- [MATERIAL FOR THIS EXERCISE]:
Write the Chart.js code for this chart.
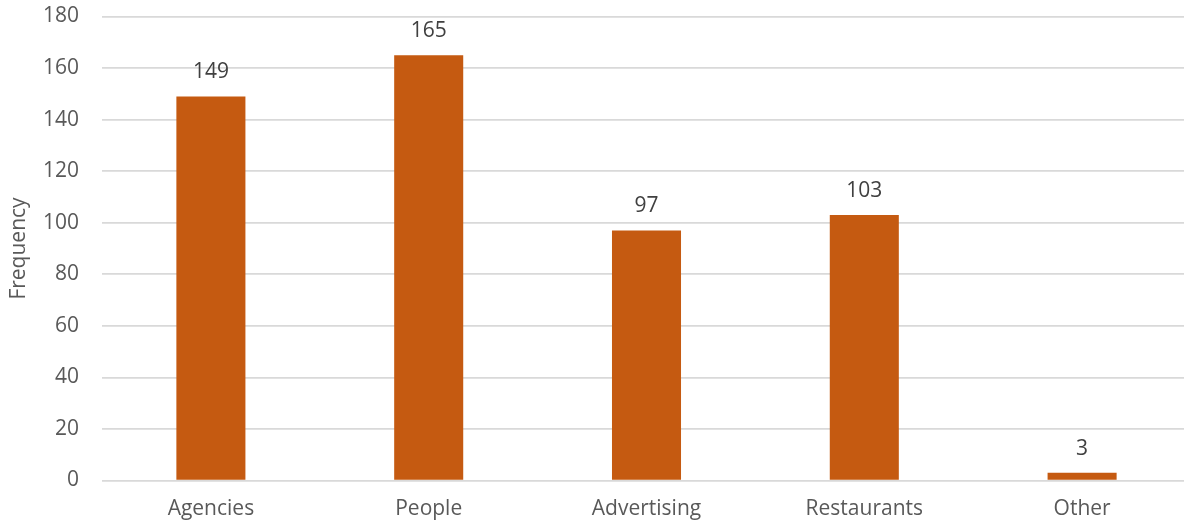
<!DOCTYPE html>
<html>
<head>
<meta charset="utf-8">
<script src="https://cdn.jsdelivr.net/npm/chart.js@4"></script>
<style>
html,body{margin:0;padding:0;background:#fff;overflow:hidden;}
#wrap{width:1191px;height:529px;}
</style>
</head>
<body>
<div id="wrap"><canvas id="c" width="1191" height="529"></canvas></div>
<script>
const categories = ["Agencies", "People", "Advertising", "Restaurants", "Other"];
const frequency = [149, 165, 97, 103, 3];
const yTicks = [0, 20, 40, 60, 80, 100, 120, 140, 160, 180];
const yTitle = "Frequency";

const FONT = "'Open Sans', sans-serif";

const valueLabels = {
  id: 'valueLabels',
  afterDatasetsDraw(chart) {
    const ctx = chart.ctx;
    const meta = chart.getDatasetMeta(0);
    ctx.save();
    ctx.font = "21px " + FONT;
    ctx.fillStyle = "#404040";
    ctx.textAlign = "center";
    ctx.textBaseline = "alphabetic";
    meta.data.forEach((bar, i) => {
      ctx.fillText(String(chart.data.datasets[0].data[i]), bar.x, bar.y - 18);
    });
    ctx.restore();
  }
};

new Chart(document.getElementById('c'), {
  type: 'bar',
  data: {
    labels: categories,
    datasets: [{
      data: frequency,
      backgroundColor: '#C55A11',
      borderWidth: 0,
      barPercentage: 1,
      categoryPercentage: 0.317
    }]
  },
  options: {
    responsive: false,
    animation: false,
    devicePixelRatio: 1,
    layout: { padding: { top: 16.5, right: 0, bottom: 0, left: 0 } },
    plugins: { legend: { display: false }, tooltip: { enabled: false } },
    scales: {
      x: {
        grid: { display: false, drawTicks: false },
        border: { display: false },
        ticks: { color: '#595959', font: { family: FONT, size: 21 }, padding: 16, maxRotation: 0 },
        afterFit(s) { s.height = 48.5; s.paddingLeft = 0; s.paddingRight = 0; }
      },
      y: {
        min: 0, max: 180,
        afterBuildTicks(s) { s.ticks = yTicks.map(v => ({ value: v })); },
        grid: { color: '#d9d9d9', lineWidth: 1.7, drawTicks: false },
        border: { display: false },
        ticks: { color: '#595959', font: { family: FONT, size: 21 }, padding: 23 },
        title: { display: true, text: yTitle, color: '#595959', font: { family: FONT, size: 21 }, padding: { top: 6, bottom: 0 } },
        afterFit(s) { s.width = 102; s.paddingTop = 0; s.paddingBottom = 0; }
      }
    }
  },
  plugins: [valueLabels]
});
</script>
</body>
</html>
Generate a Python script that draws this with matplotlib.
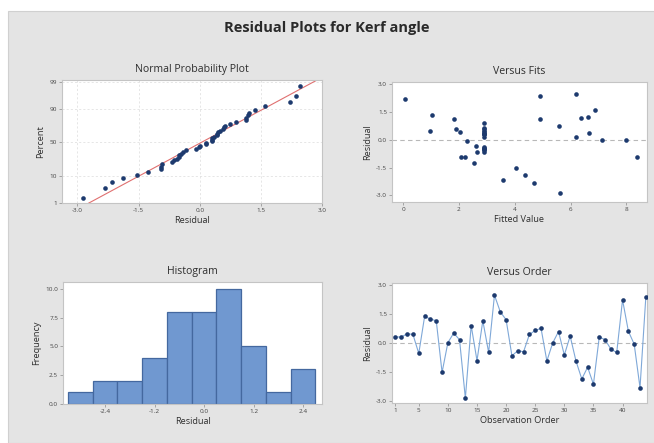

- [PROBLEM REQUIREMENTS]: Copy out every line from the records that has the word "script".

- [WRITTEN SOLUTION]:
<script src="https://cdn.jsdelivr.net/npm/chart.js@4"></script>
<script>
</script>
Generate a Python script that draws this with matplotlib.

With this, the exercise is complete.